Associate Professor in The Writing Seminars
Danielle Evans: I always carry a notebook with me because I usually have a running list of more than 75 ideas that are pushing me in the direction of a story. Once I land on something, it’s kind of like putting a puzzle together: if I’m thinking about a character and a space, for example, I need to understand why I want to connect those two things and identify some of the ways I might do that. After I’ve entertained the different pieces in my head for a while, I will write a quick draft, always looking for the point where the story really opens up. Sometimes I don’t know what I have until the story is over and I can see what it’s really about.
So from that first draft, I start making foundational edits and then start doing lots of rewrites.
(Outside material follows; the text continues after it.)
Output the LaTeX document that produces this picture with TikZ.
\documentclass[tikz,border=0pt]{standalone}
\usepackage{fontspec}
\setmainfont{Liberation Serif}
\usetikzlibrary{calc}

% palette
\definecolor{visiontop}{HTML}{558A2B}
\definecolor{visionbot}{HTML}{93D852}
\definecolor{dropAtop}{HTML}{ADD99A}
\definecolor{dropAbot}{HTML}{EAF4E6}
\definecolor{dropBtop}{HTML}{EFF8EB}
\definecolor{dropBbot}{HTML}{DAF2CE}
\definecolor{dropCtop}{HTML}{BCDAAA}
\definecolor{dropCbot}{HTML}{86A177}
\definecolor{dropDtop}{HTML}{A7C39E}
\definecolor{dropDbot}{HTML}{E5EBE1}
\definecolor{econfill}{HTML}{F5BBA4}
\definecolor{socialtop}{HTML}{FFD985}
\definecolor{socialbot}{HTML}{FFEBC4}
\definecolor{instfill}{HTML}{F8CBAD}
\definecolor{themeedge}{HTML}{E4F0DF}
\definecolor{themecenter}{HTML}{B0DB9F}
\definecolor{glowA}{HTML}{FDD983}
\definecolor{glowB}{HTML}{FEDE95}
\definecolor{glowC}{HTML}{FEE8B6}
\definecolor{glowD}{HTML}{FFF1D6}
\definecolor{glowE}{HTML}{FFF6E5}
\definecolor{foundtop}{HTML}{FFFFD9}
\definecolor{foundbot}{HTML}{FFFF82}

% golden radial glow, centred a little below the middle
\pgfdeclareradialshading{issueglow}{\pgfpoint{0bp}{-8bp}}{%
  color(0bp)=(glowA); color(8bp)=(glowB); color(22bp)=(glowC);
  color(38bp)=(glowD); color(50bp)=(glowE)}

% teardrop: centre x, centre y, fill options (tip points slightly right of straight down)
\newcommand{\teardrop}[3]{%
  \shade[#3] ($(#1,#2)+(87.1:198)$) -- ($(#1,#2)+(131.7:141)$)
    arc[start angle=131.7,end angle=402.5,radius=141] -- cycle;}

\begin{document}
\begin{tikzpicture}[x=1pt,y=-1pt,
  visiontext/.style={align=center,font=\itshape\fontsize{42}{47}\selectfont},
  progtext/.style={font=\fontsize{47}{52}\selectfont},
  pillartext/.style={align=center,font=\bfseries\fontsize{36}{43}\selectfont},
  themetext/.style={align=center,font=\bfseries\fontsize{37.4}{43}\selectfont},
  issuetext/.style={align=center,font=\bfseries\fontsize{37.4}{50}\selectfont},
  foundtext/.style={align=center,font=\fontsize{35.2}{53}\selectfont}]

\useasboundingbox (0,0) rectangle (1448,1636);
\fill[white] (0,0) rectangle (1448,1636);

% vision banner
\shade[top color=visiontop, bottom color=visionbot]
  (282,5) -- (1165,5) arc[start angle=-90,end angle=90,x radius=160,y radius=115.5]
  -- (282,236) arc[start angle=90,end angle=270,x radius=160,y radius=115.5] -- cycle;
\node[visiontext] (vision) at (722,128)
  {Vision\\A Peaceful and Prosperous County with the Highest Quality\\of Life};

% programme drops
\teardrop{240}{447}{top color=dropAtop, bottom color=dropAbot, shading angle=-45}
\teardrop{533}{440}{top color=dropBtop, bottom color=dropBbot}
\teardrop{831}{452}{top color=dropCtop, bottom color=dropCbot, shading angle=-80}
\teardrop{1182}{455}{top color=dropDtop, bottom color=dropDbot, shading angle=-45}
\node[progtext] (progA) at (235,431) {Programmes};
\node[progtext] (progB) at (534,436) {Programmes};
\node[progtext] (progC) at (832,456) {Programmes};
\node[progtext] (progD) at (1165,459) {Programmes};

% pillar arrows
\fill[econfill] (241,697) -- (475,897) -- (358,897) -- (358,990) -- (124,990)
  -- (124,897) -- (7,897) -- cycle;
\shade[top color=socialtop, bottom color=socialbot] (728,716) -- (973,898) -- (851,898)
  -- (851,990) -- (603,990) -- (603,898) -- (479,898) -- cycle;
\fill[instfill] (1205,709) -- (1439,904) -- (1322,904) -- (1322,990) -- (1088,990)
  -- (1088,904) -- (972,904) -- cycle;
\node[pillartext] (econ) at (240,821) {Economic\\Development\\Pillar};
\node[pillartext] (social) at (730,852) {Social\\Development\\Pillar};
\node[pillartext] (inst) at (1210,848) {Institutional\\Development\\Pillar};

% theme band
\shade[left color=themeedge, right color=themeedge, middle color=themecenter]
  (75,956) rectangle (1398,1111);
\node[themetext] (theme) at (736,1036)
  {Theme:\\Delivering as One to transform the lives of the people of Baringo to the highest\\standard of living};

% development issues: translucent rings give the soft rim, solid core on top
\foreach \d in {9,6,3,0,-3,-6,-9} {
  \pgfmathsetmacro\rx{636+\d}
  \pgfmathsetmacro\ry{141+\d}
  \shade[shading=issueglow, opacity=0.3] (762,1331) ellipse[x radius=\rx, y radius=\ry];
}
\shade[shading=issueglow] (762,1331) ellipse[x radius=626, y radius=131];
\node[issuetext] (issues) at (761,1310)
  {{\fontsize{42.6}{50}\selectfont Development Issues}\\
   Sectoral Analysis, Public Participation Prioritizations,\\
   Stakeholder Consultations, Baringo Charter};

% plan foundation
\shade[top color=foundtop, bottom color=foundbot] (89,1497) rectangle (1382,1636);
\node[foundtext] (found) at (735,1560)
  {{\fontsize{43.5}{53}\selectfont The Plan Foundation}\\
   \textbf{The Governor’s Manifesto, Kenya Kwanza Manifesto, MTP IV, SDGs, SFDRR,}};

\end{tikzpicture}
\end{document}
It’s a long path to get to what I’m happy with. I tell my students that it’s ok to be in a space where you’re trying to figure out if you’ve given the characters enough room to breathe. I also encourage them to consider the intention of a story they have written, and I will share with them what I understand the intention to be. I want them to experiment with the stories they write.
Danielle Evans is author of two story collections:
Before You Suffocate Your Own Fool Self and The Office of Historical Corrections
Prizes/Awards: Her first collection won the PEN/Robert W. Bingham Prize, the Hurston/Wright award for fiction, and the Paterson Prize for fiction; her second won the Janet Heidinger Kafka Prize and was a finalist for the Aspen Literary Prize, the Story Prize, the Chautauqua Prize, and the Los Angeles Times Book Prize for fiction. She has also been awarded the New Literary Project Joyce Carol Oates Prize and a National Endowment for the Arts fellowship. Her stories have appeared in magazines and anthologies including The Best American Short Stories and The Paris Review.